Graphic by Aldo Rios.

For many, the ringing in of a new year is always a time for reflection and preparation. It is a time to appreciate whatever progress has been made in the past 12 months and be optimistic about what lies ahead.

As 2017 kicks into full gear, Canadians can look forward, with optimism and hope, to a year that could be a turning point in our arts community. However, before turning the page on 2016, we must truly appreciate some special events that took place last year in our arts community.

Last year, Morehshin Allahyari’s Material Speculation: ISIS exhibition at Toronto’s Trinity Square Video explored the effect terrorism has on our arts community. Carol Sawyer’s The Natalie Brettschneider Archive explored the unique role art plays in our culture, Karel Funk graced the Winnipeg Arts Gallery with a one-of-a-kind exhibition that explored post-humanism and the Manitoba Museum celebrated 100 years of women’s right to vote by debuting the Nice Women Don’t Want The Vote traveling exhibition.

These exhibitions, along with several other spectacular shows and productions, made 2016 a creative, informative, and engaging one for artists and their following, and with so much going on in our society – from terrorism to racism and gender issues – artists saw the need to use their voice to make a strong statement and this might have been the inspiration behind a lot of artwork on display last year.

However, 2017 is a new year with new possibilities and renewed hope for a brighter future. There is a glimmer of hope that is penetrating through the crevices, and this is the notion that artists might latch onto as their inspiration to create this year. This could be the year artists celebrate hope.

Artists need not look too far to be inspired to create celebratory art. This year, we will be celebrating Canada’s sesquicentennial – 150 years since confederation. To mark this monumental feat, the 150! Canada initiative was set up by the Canadian government to organize yearlong festivities across the country.

This began with spectacular New Year Eve parties and performances in 19 urban centers across the country, showcasing Canada’s rich history and diverse culture and geography.
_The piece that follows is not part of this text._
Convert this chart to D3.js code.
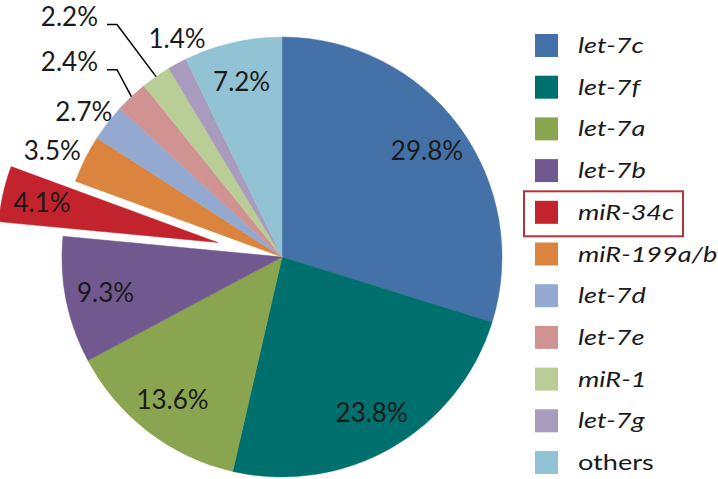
<!DOCTYPE html>
<html>
<head>
<meta charset="utf-8">
<script src="https://cdn.jsdelivr.net/npm/d3@7"></script>
<style>
  body { margin: 0; background: #fff; }
  svg { display: block; }
  text { font-family: Lato, "Open Sans", sans-serif; fill: #1a1a1a; }
</style>
</head>
<body>
<div id="chart"></div>
<script>
// miRNA shares (percent), clockwise from 12 o'clock
var categories = ["let-7c", "let-7f", "let-7a", "let-7b", "miR-34c", "miR-199a/b",
                  "let-7d", "let-7e", "miR-1", "let-7g", "others"];
var percents = [29.8, 23.8, 13.6, 9.3, 4.1, 3.5, 2.7, 2.4, 2.2, 1.4, 7.2];
var colors = ["#4472a8", "#00706f", "#8aa54f", "#71588f", "#c3232c", "#db843d",
              "#93a9cf", "#d19392", "#b9cd96", "#a99bbd", "#92c3d4"];
var exploded = "miR-34c";   // pulled-out slice, also boxed in the legend
var insideLabels = ["let-7c", "let-7f", "let-7a", "let-7b", "miR-34c", "others"];
var leaderLabels = ["let-7e", "miR-1"];

var width = 718, height = 479;
var cx = 282, cy = 257, R = 220;
var explodeBy = 66;

var data = categories.map(function(c, i){
    return {name: c, value: percents[i], color: colors[i]};
});

var svg = d3.select('#chart').append('svg')
    .attr('width', width)
    .attr('height', height);

var g = svg.append('g').attr('transform', 'translate(' + cx + ',' + cy + ')');

var pie = d3.pie().sort(null).value(d => d.value);
var arcs = pie(data);

var arc = d3.arc().innerRadius(0).outerRadius(R);
var labelArc = d3.arc().innerRadius(180).outerRadius(180);

function mid(d){ return (d.startAngle + d.endAngle) / 2; }
function shift(d){
    if(d.data.name != exploded) return [0, 0];
    var a = mid(d);
    return [explodeBy*Math.sin(a), -explodeBy*Math.cos(a)];
}

var slices = g.selectAll('.slice')
    .data(arcs)
    .enter()
    .append('g')
    .attr('class', 'slice')
    .attr('transform', d => 'translate(' + shift(d) + ')');

slices.append('path')
    .attr('d', arc)
    .style('fill', d => d.data.color)
    .style('stroke', d => d.data.color)
    .style('stroke-width', 0.5);

function fmt(v){ return v.toFixed(1) + '%'; }

// labels inside the slices
slices.filter(d => insideLabels.indexOf(d.data.name) >= 0)
    .append('text')
    .attr('transform', d => 'translate(' + labelArc.centroid(d) + ')')
    .attr('text-anchor', 'middle')
    .attr('dy', '0.36em')
    .style('font-size', '26px')
    .text(d => fmt(d.data.value));

// labels just outside the rim
var outside = arcs.filter(d => insideLabels.indexOf(d.data.name) < 0 && leaderLabels.indexOf(d.data.name) < 0);
outside.forEach(function(d){
    var a = mid(d);
    var ux = Math.sin(a), uy = -Math.cos(a);
    var t = g.append('text')
        .attr('text-anchor', 'middle')
        .attr('dy', '0.36em')
        .style('font-size', '26px')
        .text(fmt(d.data.value));
    var w = t.node().getComputedTextLength(), h = 20;
    var gap = d.data.name == "let-7g" ? 18 : 8;
    var x = (R + gap)*ux + ux*w/2;
    var y = (R + gap)*uy + uy*h/2;
    if(d.data.name == "let-7g") x += 22;
    if(d.data.name == "let-7d") x += 5;
    t.attr('x', x).attr('y', y);
});

// labels with leader lines, stacked in a column left of the pie
var rise = {"let-7e": 27, "miR-1": 52};
arcs.filter(d => leaderLabels.indexOf(d.data.name) >= 0).forEach(function(d){
    var a = mid(d);
    var px = R*Math.sin(a), py = -R*Math.cos(a);
    var ex = -165, ey = py - rise[d.data.name];
    g.append('polyline')
        .attr('points', [[px, py], [ex, ey], [ex - 10, ey]].join(' '))
        .style('fill', 'none')
        .style('stroke', '#000')
        .style('stroke-width', 1.5);
    g.append('text')
        .attr('x', ex - 19)
        .attr('y', ey - 8)
        .attr('text-anchor', 'end')
        .attr('dy', '0.36em')
        .style('font-size', '26px')
        .text(fmt(d.data.value));
});

// legend
var legendY = d3.scalePoint().domain(categories).range([45.5, 462.5]);
var legend = svg.append('g');

var rows = legend.selectAll('.row')
    .data(data)
    .enter()
    .append('g')
    .attr('class', 'row')
    .attr('transform', d => 'translate(535,' + legendY(d.name) + ')');

rows.append('rect')
    .attr('x', 0)
    .attr('y', -11.5)
    .attr('width', 23)
    .attr('height', 23)
    .style('fill', d => d.color);

// the source legend text is wide for its height, so stretch it a little
rows.append('text')
    .attr('transform', 'translate(43,0) scale(1.29,1)')
    .attr('dy', '0.36em')
    .style('font-size', '21px')
    .style('font-style', d => d.name == 'others' ? 'normal' : 'italic')
    .text(d => d.name);

legend.append('rect')
    .attr('x', 524)
    .attr('y', legendY(exploded) - 21)
    .attr('width', 159)
    .attr('height', 45)
    .style('fill', 'none')
    .style('stroke', '#b3343a')
    .style('stroke-width', 2);
</script>
</body>
</html>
The fun is set to continue with special events throughout the year. Over the course of the year, in national and local galleries, you can expect to find topical exhibitions on displays to commemorate the celebrations. Many of these exhibitions will explore Canada’s values and multiculturalism.

Several new plays based on Indigenous stories will be premiering this year. They include the Royal Manitoba Theatre Centre’s Sarah Ballenden, Stratford Festival’s The Breathing Hole, and Hardline Productions’ Redpatch. As part of the Canada 150 celebrations, the National Arts Centre will be premiering Children of God, Corey Payette’s musical about the effects residential school systems had on an Indigenous family, at its English Theatre.

Other upcoming themed exhibitions and productions, such as Pitaloosie Saila’s at the Winnipeg Art Gallery, Leonard Cohen’s at Musée d’art contemporain de Montréal, and Marc Chargall’s at the Montreal Museum of Fine Arts, will explore and celebrate Canada’s multiculturalism.

As part of the celebrations, some Canadian galleries and contemporary galleries, such as the National Gallery of Canada and the Museum of Contemporary Art, are undergoing major transformations and set to reopen in the spring as Canadian and Indigenous galleries.

With the celebratory tone already set in several galleries across the country, arts enthusiasts, as well as gallery and theatre visitors, can expect 2017 to be a year of celebratory art showcases. Therefore, we have reason to be optimistic about what lies ahead.